§ Your instructions
Copy nothing but the stretch that opens with the line containing "Output the Python" and closes with the line containing "plt.rcParams['mathtext.it'] = 'Lato:italic'". Keep pictures out.

— BEGIN Dataset excerpts —

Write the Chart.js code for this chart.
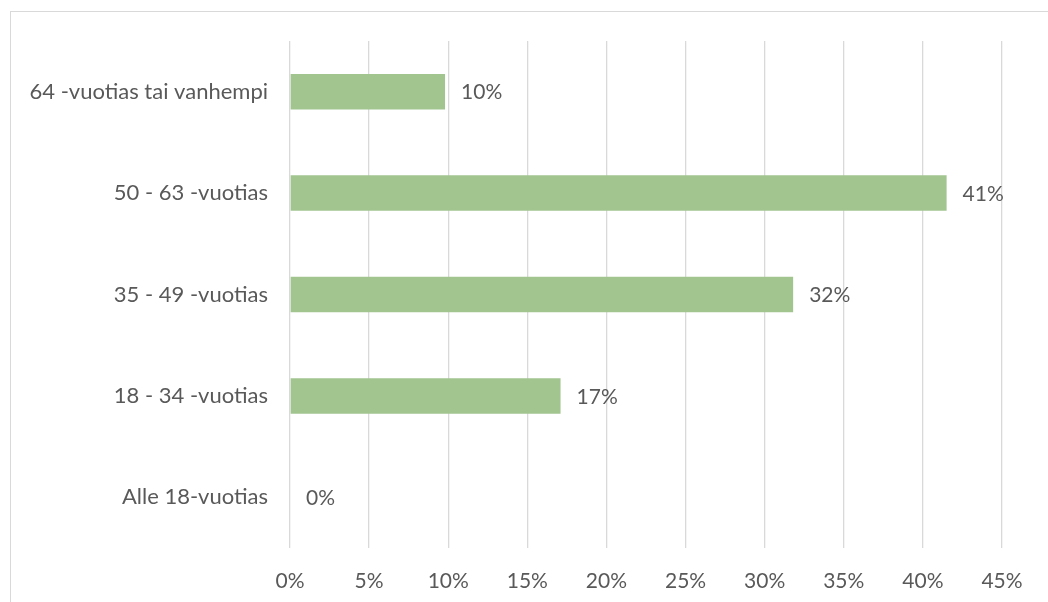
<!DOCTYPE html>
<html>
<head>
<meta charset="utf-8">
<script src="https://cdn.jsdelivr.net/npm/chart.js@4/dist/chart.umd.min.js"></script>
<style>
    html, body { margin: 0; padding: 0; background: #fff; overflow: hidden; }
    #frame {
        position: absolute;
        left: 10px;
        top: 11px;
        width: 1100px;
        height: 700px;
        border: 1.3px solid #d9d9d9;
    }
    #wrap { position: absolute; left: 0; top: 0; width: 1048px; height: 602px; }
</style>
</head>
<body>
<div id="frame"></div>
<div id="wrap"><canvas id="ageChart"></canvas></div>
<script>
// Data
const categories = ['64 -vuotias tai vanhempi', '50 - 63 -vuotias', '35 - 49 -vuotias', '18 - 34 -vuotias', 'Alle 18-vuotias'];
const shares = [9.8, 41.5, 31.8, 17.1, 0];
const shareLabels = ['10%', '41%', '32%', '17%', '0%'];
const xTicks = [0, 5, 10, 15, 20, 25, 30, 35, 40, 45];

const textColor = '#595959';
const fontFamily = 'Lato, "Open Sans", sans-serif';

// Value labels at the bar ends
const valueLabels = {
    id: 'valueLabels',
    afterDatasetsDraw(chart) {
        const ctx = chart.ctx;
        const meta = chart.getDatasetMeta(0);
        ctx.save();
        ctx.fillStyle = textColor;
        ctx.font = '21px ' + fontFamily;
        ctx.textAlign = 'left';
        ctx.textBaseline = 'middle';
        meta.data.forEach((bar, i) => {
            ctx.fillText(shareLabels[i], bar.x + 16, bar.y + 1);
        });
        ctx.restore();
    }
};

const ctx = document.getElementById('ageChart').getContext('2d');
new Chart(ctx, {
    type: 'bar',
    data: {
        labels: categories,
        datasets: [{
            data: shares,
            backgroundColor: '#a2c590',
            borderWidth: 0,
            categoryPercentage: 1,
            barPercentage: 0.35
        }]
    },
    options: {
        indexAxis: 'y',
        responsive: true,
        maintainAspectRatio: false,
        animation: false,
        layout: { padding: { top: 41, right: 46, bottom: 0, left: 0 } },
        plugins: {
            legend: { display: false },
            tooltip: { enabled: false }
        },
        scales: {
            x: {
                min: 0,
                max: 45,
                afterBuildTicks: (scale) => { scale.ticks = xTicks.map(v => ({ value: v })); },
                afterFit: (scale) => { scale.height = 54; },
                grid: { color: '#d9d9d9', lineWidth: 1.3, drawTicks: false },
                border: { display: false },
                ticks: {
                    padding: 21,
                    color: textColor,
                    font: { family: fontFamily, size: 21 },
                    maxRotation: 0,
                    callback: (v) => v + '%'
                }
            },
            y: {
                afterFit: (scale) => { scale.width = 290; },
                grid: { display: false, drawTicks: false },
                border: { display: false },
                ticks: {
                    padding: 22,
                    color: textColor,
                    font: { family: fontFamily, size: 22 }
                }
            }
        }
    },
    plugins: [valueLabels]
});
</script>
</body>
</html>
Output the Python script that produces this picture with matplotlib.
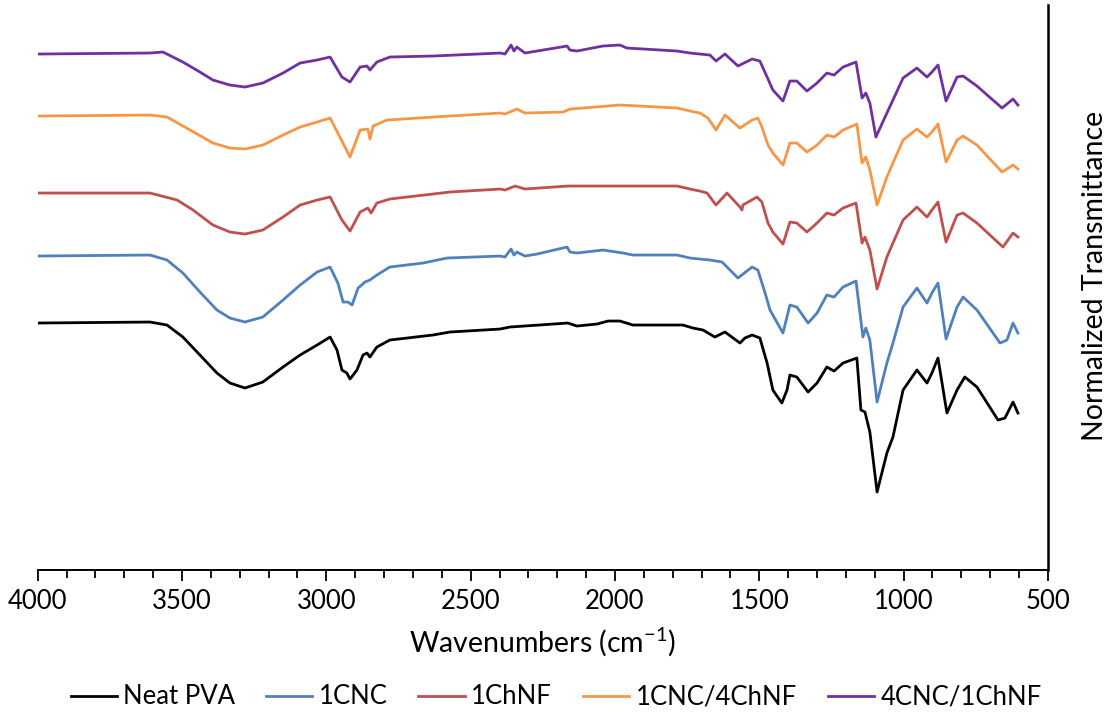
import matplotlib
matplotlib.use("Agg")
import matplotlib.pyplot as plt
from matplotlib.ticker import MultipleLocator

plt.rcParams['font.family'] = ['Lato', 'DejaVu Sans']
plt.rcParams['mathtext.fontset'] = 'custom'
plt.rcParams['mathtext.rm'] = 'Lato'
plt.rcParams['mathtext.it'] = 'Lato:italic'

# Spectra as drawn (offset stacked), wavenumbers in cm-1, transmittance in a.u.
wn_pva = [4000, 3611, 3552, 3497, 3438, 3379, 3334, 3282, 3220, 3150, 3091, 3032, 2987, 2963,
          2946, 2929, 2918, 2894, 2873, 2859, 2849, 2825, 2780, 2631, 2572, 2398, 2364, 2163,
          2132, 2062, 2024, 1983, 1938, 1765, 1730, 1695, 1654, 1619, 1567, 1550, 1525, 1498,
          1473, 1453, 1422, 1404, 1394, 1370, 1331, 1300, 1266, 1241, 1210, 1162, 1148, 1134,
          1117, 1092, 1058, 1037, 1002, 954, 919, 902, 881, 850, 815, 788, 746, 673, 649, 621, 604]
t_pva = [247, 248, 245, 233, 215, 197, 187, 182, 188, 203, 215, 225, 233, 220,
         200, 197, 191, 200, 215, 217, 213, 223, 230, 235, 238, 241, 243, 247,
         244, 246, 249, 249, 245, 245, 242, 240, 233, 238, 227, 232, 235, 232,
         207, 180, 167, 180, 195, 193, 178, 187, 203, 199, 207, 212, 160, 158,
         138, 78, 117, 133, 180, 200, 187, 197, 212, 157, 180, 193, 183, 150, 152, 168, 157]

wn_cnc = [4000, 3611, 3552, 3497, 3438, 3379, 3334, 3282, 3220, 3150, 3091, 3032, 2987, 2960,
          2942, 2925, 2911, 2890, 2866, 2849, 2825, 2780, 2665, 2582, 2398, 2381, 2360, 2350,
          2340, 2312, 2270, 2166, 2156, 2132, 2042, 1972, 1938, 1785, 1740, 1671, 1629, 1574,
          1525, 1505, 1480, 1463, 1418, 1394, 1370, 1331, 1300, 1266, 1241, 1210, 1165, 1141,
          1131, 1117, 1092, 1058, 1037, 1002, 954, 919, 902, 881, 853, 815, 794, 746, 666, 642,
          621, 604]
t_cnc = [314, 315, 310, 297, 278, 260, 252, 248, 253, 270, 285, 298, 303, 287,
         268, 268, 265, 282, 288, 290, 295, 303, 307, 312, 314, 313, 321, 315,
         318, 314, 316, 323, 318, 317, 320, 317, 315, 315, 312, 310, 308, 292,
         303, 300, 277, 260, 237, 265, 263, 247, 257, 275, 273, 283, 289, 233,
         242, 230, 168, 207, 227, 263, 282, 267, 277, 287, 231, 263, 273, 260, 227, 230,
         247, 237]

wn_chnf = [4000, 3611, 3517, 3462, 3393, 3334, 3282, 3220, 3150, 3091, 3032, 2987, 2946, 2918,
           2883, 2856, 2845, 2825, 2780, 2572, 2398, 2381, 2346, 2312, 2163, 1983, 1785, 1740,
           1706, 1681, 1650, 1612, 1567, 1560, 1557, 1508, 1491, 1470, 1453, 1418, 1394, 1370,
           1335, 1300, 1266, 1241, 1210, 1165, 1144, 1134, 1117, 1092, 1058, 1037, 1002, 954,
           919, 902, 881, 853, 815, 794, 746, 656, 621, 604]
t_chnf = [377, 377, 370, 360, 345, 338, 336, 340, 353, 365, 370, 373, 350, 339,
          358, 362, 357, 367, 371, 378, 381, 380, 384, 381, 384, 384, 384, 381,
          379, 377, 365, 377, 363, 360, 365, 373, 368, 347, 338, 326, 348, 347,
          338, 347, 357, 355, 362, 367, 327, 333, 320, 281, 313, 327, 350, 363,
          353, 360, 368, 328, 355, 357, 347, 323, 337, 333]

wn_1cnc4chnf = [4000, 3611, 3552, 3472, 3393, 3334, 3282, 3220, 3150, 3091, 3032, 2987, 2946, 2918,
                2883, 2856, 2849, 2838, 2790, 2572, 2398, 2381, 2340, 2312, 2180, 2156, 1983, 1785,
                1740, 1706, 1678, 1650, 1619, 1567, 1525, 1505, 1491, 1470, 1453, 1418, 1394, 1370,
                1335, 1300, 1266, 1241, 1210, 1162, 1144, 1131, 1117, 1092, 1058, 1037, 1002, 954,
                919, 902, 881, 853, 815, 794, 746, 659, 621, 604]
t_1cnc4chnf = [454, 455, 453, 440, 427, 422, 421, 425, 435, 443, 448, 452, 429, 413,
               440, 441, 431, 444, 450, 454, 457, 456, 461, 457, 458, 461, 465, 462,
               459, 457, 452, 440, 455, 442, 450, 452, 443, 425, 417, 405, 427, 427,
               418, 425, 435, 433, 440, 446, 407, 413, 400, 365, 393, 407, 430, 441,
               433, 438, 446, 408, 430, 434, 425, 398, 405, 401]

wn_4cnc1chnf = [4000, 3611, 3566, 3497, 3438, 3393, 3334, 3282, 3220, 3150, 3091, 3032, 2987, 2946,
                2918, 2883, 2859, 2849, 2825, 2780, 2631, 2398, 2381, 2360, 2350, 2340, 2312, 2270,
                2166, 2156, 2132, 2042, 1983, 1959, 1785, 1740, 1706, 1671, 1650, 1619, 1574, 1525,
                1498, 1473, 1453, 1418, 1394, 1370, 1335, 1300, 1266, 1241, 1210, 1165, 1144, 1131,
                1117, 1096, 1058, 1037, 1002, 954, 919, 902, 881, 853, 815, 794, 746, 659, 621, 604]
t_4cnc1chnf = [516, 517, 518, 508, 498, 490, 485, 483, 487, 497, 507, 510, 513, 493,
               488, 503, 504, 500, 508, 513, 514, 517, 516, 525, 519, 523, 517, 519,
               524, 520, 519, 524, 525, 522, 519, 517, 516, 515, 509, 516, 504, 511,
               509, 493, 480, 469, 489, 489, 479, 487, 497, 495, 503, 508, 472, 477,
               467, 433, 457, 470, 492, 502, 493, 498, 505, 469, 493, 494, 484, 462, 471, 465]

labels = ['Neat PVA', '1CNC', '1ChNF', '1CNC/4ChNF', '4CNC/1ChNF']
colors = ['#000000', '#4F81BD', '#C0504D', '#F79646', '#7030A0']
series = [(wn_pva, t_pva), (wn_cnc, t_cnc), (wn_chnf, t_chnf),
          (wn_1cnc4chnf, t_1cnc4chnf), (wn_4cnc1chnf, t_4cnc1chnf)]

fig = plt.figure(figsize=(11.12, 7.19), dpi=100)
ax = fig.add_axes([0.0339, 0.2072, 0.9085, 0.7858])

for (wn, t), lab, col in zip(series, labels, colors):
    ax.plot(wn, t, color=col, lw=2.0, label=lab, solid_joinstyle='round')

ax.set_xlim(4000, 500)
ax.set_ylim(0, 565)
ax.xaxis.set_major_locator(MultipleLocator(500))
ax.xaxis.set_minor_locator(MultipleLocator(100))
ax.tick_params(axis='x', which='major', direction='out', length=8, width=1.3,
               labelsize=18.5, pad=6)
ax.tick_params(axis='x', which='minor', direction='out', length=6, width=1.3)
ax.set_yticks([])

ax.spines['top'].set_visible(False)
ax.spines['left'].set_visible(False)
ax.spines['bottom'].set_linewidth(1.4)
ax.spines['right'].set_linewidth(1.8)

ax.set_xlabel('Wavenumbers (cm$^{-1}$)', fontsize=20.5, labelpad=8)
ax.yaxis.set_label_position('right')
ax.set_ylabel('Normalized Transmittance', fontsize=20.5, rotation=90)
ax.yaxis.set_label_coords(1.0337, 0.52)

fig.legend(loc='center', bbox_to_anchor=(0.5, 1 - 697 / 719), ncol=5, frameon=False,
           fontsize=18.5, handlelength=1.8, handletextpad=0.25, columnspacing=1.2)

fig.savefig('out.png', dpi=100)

— END Dataset excerpts —

§ Answer
Output the Python script that produces this picture with matplotlib.
import matplotlib
matplotlib.use("Agg")
import matplotlib.pyplot as plt
from matplotlib.ticker import MultipleLocator

plt.rcParams['font.family'] = ['Lato', 'DejaVu Sans']
plt.rcParams['mathtext.fontset'] = 'custom'
plt.rcParams['mathtext.rm'] = 'Lato'
plt.rcParams['mathtext.it'] = 'Lato:italic'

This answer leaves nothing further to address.